Seminar

Provenance of Cretaceous–Paleogene strata of northwest India: Detrital zircon geochronologic and Hf isotopic insights into the timing of India–Asia collision

  • Date

    December 18,2018

  • Time

    4:00-4:30PM

  • Venue

    JL104

  • Speaker

    Mr. Cody Colleps Department of Earth Sciences, HKU

Cretaceous–Paleogene strata exposed across the Himalayan orogen preserve a record of the early and pre-collisional stages of India-Asia continental convergence.
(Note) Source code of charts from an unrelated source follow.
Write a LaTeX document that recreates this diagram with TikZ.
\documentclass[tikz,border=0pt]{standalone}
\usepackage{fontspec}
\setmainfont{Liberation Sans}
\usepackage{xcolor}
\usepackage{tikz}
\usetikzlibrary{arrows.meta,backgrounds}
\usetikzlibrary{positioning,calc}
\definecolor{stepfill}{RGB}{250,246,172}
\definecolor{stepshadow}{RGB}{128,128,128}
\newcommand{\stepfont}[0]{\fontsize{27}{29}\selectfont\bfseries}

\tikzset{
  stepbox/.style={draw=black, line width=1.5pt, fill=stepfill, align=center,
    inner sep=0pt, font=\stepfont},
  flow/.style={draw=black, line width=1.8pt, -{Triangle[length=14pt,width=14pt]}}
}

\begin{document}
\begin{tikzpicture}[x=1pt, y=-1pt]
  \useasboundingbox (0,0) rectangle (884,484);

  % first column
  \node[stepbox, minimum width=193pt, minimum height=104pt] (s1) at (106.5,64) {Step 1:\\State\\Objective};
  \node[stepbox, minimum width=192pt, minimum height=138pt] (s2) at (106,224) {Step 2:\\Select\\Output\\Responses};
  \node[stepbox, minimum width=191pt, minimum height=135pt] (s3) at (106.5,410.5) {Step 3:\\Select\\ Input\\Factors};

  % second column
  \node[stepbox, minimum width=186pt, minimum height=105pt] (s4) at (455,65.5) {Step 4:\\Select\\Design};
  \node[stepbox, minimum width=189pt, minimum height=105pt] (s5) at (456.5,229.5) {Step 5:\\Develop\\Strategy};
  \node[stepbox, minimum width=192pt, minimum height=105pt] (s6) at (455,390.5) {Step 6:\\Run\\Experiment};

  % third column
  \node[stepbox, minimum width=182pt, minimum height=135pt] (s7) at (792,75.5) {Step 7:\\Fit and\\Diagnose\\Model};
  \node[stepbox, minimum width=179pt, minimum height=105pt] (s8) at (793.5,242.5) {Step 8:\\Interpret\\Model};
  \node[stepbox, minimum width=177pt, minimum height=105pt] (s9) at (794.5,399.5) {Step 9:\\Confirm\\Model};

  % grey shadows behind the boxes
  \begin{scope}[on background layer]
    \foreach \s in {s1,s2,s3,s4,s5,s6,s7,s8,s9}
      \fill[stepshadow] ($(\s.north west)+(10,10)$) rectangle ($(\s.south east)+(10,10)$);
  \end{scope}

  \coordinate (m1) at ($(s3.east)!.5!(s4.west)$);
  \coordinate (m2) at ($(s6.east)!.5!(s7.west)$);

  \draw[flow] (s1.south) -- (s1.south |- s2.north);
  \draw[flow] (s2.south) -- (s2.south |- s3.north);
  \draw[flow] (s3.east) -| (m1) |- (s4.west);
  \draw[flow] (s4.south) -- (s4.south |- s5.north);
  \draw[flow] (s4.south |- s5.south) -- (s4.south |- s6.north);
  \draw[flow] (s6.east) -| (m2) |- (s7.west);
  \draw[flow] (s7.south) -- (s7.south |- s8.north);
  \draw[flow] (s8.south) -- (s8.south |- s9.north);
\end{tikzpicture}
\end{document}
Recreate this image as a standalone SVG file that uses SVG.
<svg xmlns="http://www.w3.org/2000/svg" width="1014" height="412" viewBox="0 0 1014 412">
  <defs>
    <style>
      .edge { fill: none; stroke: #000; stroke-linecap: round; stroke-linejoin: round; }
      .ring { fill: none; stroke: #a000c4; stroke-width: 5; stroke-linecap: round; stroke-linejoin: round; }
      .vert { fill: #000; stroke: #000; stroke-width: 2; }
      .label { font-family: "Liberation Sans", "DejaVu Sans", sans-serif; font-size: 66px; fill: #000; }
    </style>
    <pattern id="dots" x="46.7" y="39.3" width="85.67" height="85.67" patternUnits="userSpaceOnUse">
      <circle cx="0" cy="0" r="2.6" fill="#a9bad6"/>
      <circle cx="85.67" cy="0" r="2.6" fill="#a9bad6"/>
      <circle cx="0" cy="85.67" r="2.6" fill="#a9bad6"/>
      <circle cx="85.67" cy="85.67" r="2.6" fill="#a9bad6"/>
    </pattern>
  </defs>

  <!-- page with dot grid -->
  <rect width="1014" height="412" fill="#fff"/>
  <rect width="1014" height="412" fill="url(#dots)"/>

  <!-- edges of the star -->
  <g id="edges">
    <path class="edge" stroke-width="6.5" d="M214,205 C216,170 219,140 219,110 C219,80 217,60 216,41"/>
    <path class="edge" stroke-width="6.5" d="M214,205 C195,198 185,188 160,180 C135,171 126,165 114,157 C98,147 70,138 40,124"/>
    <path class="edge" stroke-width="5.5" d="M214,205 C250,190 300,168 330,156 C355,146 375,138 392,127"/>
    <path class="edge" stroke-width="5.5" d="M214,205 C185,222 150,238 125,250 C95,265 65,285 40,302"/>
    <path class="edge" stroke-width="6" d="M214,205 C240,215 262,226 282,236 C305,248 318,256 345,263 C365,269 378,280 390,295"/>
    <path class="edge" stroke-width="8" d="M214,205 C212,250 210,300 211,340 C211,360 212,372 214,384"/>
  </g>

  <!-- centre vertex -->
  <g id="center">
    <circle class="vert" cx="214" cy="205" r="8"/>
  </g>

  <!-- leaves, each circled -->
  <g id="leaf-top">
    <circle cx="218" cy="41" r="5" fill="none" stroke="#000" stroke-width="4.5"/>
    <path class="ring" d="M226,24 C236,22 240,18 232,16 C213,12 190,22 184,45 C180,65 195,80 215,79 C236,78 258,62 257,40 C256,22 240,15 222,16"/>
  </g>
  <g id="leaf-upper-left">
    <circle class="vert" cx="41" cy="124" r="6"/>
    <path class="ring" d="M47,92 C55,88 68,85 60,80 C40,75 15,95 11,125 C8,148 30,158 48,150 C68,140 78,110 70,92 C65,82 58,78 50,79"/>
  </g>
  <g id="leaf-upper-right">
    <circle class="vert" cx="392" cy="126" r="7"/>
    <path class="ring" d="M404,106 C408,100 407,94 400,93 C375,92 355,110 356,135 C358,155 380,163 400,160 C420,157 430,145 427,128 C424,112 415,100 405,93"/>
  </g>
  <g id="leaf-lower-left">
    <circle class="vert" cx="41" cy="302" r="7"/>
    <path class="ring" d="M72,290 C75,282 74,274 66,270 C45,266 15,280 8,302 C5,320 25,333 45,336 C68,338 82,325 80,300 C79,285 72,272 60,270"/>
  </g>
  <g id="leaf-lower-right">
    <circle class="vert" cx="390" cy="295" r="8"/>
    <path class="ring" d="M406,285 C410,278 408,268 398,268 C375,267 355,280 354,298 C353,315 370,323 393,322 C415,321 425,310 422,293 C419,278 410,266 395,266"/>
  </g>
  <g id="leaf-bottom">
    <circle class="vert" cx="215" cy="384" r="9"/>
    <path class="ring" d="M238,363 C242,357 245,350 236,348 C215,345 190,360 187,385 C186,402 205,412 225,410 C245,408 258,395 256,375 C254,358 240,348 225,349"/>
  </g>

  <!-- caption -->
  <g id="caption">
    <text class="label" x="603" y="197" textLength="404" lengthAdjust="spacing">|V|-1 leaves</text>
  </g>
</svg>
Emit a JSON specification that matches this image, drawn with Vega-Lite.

Evidence for the initial arrival and deposition of Asian detritus on the Indian plate has proven a robust means to track the timing of India–Asia collision, and such constraints from across the orogen are imperative in understanding the origin and mechanics of Himalayan tectonics. Within the Lesser Himalaya and frontal thrust system of northwest India, discontinuous exposures of Cretaceous and Paleocene–Early Eocene rocks of the Singtali and Subathu Formations, respectively, provide invaluable insight into these initial stages, including the onset of collision. We generated new detrital zircon U-Pb ages and Hf isotopic data from these rocks in order to distinguish between Indian plate, Asian plate, and/or Kohistan–Ladahk Island arc sources and track major provenance shifts. Compared to zircon U-Pb results from the Singtali Formation, results from the Subathu Formation record (1) a significant increase in the relative abundance of Cambrian–Proterozoic grains, (2) a significant decrease in the abundance of ~1.6–1.8 Ga grains of Indian craton affinity and, (3) a distinct population of Permian and Late Cretaceous¬–Paleocene grains. All Cretaceous grains from the Singtali Formation yielded an enriched Hf isotopic signature, indicating a single unique Indian source for these grains which cluster in U-Pb-Hf space. Zircon Hf isotopic signatures from grains <320 Ma in the Subathu Formation show a significant increase in source diversity which include grains of Asian affinity—most likely indicating that collision commenced by the time of Subathu deposition. These results reveal a major shift in provenance from a southern Indian craton source during the Cretaceous to a northern Himalayan source at the time of Subathu deposition. Based on the biostragraphic and U-Pb constrained maximum depositional age of the Subathu Formation, terminal India¬¬–Asia collision must have occurred in northwest India by 50 Ma.